BEGIN Data
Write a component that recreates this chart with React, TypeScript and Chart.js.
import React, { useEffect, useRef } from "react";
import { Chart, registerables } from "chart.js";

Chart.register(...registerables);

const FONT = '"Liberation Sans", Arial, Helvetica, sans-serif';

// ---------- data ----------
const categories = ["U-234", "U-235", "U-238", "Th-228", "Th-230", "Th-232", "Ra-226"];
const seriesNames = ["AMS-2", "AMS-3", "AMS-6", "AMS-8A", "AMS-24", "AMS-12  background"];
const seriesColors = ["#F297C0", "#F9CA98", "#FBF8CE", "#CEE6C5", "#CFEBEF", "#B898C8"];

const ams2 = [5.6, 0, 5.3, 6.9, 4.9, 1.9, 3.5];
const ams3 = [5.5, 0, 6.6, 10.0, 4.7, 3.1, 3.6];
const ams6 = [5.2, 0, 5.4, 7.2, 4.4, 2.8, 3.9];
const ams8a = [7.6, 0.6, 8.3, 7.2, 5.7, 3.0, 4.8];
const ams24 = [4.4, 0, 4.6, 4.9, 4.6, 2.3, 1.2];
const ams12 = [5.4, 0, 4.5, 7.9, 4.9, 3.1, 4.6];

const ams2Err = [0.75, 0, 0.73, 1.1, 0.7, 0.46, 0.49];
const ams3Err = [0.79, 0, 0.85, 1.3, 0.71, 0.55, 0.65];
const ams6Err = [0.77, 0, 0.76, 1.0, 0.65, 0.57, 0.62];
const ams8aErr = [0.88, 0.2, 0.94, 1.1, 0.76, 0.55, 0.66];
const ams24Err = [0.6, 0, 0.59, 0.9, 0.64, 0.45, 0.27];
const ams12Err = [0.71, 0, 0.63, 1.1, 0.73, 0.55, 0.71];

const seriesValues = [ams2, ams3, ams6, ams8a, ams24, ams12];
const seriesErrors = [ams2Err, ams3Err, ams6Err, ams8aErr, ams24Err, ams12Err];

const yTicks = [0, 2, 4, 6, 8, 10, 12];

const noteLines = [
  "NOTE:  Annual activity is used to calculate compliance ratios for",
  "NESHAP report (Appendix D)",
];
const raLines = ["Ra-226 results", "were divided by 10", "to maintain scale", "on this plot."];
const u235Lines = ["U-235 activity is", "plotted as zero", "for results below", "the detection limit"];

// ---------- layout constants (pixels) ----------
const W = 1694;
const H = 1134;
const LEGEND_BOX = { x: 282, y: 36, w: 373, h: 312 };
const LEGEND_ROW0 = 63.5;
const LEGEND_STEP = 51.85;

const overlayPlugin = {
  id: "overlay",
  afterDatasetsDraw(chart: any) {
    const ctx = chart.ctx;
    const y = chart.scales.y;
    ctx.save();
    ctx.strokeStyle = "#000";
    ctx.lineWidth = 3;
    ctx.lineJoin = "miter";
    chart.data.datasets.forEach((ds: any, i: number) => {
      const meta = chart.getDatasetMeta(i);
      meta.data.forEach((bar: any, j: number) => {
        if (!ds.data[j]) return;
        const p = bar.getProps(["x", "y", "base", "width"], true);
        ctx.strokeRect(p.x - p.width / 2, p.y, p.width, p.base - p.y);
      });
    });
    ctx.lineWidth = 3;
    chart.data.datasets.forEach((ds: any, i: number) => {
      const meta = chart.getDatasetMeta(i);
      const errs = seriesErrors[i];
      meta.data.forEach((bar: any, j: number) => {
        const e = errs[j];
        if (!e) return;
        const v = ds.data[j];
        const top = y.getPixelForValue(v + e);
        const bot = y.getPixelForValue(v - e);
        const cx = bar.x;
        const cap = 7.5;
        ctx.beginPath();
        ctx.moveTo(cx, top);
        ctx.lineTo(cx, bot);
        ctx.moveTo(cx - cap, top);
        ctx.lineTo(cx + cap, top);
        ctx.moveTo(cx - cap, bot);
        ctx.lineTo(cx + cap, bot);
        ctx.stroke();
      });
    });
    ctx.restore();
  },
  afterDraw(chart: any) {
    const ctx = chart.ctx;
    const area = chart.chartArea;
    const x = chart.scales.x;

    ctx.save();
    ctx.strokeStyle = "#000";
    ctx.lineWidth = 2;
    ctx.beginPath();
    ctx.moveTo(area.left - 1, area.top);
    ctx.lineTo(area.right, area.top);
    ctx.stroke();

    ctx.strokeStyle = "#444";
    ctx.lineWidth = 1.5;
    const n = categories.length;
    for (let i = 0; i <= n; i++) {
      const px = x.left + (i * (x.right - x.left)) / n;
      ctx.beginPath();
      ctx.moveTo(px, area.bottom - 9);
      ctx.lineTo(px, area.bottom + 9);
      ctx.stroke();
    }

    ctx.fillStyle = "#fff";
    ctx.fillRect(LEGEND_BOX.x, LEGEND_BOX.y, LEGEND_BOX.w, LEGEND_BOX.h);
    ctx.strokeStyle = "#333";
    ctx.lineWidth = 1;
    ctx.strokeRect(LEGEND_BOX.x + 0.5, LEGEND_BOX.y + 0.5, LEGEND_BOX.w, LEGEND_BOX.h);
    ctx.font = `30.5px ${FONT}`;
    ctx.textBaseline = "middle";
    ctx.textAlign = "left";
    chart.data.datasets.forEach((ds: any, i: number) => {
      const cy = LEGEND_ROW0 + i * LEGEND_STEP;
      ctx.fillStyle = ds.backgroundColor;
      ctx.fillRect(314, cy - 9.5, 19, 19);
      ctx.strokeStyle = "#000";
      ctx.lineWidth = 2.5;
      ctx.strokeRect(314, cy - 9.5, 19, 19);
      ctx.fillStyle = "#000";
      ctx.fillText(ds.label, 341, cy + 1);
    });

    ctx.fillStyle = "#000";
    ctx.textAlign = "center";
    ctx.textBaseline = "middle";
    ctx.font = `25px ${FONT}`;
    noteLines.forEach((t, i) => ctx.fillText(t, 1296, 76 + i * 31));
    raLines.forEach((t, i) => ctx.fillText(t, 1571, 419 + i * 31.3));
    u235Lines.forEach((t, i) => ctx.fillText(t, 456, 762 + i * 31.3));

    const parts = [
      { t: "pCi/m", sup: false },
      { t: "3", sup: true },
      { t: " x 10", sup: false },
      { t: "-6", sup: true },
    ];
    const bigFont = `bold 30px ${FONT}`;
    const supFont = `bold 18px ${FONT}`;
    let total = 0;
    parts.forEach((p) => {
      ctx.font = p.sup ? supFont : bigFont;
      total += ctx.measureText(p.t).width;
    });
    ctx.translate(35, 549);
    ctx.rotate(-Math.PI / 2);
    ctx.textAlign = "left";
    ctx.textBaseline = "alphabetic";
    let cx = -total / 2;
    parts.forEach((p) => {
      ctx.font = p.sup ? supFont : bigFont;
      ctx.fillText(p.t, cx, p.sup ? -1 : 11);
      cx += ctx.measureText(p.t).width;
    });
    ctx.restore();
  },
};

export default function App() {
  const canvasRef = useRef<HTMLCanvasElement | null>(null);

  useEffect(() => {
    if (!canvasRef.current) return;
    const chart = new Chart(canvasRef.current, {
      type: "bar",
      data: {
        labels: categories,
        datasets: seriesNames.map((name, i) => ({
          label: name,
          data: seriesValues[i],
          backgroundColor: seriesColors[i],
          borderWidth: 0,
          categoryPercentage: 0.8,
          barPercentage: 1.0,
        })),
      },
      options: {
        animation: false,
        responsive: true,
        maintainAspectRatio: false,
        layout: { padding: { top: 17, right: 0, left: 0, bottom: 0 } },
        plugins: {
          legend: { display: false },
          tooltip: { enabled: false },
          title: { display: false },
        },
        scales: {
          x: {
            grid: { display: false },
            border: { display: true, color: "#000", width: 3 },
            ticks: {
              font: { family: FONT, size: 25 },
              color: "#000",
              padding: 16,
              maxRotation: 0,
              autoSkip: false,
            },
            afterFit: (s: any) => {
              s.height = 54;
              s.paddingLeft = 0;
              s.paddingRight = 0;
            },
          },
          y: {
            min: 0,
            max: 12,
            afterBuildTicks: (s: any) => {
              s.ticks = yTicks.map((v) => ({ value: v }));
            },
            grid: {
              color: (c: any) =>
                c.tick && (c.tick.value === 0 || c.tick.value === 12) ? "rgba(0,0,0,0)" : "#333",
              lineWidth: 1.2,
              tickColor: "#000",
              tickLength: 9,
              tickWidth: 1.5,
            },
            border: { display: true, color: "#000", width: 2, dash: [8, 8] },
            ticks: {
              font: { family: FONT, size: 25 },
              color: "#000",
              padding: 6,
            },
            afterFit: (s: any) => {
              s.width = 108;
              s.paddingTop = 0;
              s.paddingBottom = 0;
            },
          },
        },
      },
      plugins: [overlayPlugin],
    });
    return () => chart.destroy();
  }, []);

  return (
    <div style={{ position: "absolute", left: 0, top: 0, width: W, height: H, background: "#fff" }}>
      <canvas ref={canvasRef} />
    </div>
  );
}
END Data
*Exercise directions*. Looking at the material above, please copy exactly every line from its first line through the line containing "const ams12 = [5.4, 0, 4.5, 7.9, 4.9, 3.1, 4.6];", with both ends included and nothing else.

*Written answer*.
Write a component that recreates this chart with React, TypeScript and Chart.js.
import React, { useEffect, useRef } from "react";
import { Chart, registerables } from "chart.js";

Chart.register(...registerables);

const FONT = '"Liberation Sans", Arial, Helvetica, sans-serif';

// ---------- data ----------
const categories = ["U-234", "U-235", "U-238", "Th-228", "Th-230", "Th-232", "Ra-226"];
const seriesNames = ["AMS-2", "AMS-3", "AMS-6", "AMS-8A", "AMS-24", "AMS-12  background"];
const seriesColors = ["#F297C0", "#F9CA98", "#FBF8CE", "#CEE6C5", "#CFEBEF", "#B898C8"];

const ams2 = [5.6, 0, 5.3, 6.9, 4.9, 1.9, 3.5];
const ams3 = [5.5, 0, 6.6, 10.0, 4.7, 3.1, 3.6];
const ams6 = [5.2, 0, 5.4, 7.2, 4.4, 2.8, 3.9];
const ams8a = [7.6, 0.6, 8.3, 7.2, 5.7, 3.0, 4.8];
const ams24 = [4.4, 0, 4.6, 4.9, 4.6, 2.3, 1.2];
const ams12 = [5.4, 0, 4.5, 7.9, 4.9, 3.1, 4.6];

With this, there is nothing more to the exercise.